| 研究課題/領域番号 |
18K03958
|
|---|
| 研究機関 | 沖縄科学技術大学院大学 |
|---|
研究代表者 |
HAWARD Simon 沖縄科学技術大学院大学, マイクロ・バイオ・ナノ流体ユニット, 研究員 (20812986)
|
|---|
| 研究期間 (年度) |
2018-04-01 – 2021-03-31
|
| キーワード | microfluidics / complex fluids / rheology / flow instability / cylinder / fluid-structure |
|---|
| 研究実績の概要 |
We are studying viscoelastic flows around microfluidic cylinders.
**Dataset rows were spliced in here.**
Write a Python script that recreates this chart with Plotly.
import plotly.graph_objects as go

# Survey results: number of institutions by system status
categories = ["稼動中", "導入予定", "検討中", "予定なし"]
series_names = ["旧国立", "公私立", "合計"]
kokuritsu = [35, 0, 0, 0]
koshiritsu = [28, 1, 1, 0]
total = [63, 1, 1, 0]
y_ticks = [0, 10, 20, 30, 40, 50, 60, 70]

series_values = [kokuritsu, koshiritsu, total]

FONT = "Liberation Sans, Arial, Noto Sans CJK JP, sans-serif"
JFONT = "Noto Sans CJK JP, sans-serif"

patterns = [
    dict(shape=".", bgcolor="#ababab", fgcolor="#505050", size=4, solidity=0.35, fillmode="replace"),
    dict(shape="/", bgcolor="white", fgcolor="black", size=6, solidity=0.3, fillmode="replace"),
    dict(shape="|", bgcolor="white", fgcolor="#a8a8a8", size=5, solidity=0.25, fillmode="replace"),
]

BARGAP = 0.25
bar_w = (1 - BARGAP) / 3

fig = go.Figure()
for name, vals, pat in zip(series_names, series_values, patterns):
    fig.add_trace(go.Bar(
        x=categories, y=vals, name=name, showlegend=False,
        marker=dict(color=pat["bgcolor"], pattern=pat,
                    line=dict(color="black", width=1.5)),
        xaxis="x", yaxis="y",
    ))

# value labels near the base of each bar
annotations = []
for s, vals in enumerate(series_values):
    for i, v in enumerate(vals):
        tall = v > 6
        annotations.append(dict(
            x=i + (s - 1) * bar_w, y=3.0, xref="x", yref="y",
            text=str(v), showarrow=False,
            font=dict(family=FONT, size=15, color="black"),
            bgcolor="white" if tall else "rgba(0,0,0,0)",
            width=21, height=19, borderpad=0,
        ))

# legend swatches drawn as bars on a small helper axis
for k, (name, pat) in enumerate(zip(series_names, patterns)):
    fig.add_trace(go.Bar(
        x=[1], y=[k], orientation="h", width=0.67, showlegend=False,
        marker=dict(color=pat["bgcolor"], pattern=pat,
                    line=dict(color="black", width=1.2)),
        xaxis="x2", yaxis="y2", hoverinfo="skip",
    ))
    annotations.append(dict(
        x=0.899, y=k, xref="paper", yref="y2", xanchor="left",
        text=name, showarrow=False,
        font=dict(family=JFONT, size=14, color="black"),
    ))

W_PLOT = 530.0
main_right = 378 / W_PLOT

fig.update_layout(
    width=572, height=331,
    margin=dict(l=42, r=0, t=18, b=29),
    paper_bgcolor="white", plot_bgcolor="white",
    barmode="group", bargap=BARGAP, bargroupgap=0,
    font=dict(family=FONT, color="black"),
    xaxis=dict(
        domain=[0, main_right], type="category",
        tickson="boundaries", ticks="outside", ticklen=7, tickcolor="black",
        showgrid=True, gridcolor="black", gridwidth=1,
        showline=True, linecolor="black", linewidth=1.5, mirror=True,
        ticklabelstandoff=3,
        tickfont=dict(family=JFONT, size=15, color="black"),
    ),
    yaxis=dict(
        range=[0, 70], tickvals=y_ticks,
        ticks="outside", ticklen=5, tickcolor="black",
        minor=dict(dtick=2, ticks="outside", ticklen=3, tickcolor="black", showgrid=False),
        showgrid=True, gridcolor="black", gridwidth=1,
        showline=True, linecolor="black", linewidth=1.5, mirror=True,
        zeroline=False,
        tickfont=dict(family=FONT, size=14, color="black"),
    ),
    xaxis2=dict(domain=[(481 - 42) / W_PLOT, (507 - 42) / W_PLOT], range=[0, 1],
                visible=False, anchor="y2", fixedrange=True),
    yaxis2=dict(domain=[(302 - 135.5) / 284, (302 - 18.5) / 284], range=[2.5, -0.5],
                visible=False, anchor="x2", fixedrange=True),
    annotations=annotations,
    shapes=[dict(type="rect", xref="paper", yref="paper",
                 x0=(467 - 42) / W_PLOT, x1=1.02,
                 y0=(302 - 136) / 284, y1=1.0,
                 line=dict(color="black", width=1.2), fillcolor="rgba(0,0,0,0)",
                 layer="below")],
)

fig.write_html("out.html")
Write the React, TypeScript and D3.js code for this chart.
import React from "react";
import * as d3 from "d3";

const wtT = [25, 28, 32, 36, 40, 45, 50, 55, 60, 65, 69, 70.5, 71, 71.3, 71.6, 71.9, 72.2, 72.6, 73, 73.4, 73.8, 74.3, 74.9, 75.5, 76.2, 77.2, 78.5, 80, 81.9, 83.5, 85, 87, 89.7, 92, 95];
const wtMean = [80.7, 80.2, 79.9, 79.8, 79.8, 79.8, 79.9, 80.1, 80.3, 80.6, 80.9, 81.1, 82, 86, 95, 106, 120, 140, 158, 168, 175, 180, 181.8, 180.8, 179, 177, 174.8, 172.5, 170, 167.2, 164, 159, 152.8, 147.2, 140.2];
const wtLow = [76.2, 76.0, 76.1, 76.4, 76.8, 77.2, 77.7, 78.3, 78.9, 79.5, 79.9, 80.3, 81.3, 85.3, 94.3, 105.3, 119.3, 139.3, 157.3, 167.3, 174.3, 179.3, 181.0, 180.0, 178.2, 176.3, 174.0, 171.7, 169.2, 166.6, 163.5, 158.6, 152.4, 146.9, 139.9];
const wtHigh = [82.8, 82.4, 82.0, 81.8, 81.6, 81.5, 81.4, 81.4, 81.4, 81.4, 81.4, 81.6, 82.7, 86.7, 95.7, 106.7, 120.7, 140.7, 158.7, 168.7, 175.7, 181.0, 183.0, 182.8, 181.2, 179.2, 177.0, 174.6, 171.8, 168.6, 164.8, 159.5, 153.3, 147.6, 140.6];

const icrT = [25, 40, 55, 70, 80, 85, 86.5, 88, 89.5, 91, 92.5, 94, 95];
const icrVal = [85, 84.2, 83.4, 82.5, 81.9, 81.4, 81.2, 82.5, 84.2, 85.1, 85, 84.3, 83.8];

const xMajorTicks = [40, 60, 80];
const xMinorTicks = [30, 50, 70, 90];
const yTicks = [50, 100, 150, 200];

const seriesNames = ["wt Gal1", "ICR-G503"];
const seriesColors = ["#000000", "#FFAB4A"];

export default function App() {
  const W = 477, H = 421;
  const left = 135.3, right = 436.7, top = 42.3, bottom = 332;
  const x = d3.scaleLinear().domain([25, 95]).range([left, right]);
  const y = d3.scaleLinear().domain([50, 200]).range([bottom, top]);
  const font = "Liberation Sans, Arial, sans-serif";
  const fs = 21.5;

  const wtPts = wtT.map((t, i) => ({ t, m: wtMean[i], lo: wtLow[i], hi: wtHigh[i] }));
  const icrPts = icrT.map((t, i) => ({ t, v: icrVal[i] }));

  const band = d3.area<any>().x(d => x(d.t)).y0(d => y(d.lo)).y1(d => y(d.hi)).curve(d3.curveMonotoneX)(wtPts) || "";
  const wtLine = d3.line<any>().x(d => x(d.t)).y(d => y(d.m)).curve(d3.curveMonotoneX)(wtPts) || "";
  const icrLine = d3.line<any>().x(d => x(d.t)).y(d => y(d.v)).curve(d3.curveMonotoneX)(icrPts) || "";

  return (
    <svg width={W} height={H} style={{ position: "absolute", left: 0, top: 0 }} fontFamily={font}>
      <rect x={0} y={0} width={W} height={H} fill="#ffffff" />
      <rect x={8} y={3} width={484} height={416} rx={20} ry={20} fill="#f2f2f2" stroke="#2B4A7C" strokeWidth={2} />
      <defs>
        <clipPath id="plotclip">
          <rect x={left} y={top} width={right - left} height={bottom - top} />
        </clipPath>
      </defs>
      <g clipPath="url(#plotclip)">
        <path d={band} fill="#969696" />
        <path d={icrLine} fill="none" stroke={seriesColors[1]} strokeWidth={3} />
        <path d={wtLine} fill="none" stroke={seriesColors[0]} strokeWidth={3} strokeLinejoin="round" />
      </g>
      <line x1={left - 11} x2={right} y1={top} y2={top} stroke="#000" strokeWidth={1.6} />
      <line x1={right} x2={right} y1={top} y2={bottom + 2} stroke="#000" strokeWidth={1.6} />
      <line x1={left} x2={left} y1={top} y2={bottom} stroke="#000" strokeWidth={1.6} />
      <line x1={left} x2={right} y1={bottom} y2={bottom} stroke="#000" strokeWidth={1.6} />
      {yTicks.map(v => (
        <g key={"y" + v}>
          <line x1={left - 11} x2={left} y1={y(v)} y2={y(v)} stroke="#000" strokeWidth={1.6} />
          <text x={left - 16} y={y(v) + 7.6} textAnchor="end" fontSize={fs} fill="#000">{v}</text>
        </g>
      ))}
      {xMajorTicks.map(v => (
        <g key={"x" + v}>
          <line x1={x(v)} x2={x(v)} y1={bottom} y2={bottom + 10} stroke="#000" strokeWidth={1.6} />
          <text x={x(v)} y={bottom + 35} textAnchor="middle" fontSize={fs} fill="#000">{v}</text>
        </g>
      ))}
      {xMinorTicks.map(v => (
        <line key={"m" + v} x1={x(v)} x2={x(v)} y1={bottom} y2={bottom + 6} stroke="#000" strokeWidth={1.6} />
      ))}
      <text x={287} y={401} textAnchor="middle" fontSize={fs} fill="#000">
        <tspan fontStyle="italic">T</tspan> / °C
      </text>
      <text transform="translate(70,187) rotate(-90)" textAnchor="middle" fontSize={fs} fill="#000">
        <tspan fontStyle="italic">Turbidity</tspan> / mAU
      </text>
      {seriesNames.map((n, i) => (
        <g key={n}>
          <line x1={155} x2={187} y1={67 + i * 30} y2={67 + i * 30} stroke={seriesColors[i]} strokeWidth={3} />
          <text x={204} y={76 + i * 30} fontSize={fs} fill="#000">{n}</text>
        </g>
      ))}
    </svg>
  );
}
In FY2019, we have focused on 2 topics: (1) understanding a bistable viscoelastic flow asymmetry around the cylinders (first observed in FY2018), and (2) investigating fluid-structure interactions of viscoelastic fluids and flexible cylinders. Topic (1) was studied by a combination of experiment and numerical simulation with the clear conclusion that both shear-thinning of the fluid and high fluid elasticity are required for bistable asymmetric flows to occur. Topic (2) revealed how elastic flow instabilities interact with objects in the fluid, causing complex motions. We have shown how two objects in the flow behave synchronously due to the viscoelastic properties of the fluid.
|
| 現在までの達成度 (区分) |
現在までの達成度 (区分)
2: おおむね順調に進展している
理由
The project is progressing very well and possibly more smoothly than expected. In FY2018 some unexpected and novel phenomena were discovered. In FY2019, detailed experimentation and numerical modeling has enabled a clear understanding of these phenomena in terms of the fluid physical properties, the geometrical parameters of the microfluidic device and the imposed flow rates. We have also produced the the first example of viscoelastic fluid-structure interactions in a microfluidic flow and we discovered a startling synchronization occurs between the motion of multiple passive objects in the flow. This has motivated several series of experiments looking at how the synchronized motion depends on the precise locations of the objects inside the microfluidic device.
|
| 今後の研究の推進方策 |
In FY2020, we plan two major experimental works examining the motions of multiple flexible cylinders immersed in a flowing viscoelastic fluid. In the first work we will study how the synchronization of two cylinders aligned along the flow axis depends on their separation. We suspect that different regimes of correlation will arise as the separation distance is varied. The second work will involve the study of coupled motions of flexible cylinders located side-by-side. Here, due to the onset of asymmetric flow around each of the cylinders (understood during FY2019 research), we anticipate extremely complex and interesting behaviour with multiple possible flow states arising. If time remains, we will fabricate ordered and/or random arrays of cylinders representing clusters of flexible cilia.
|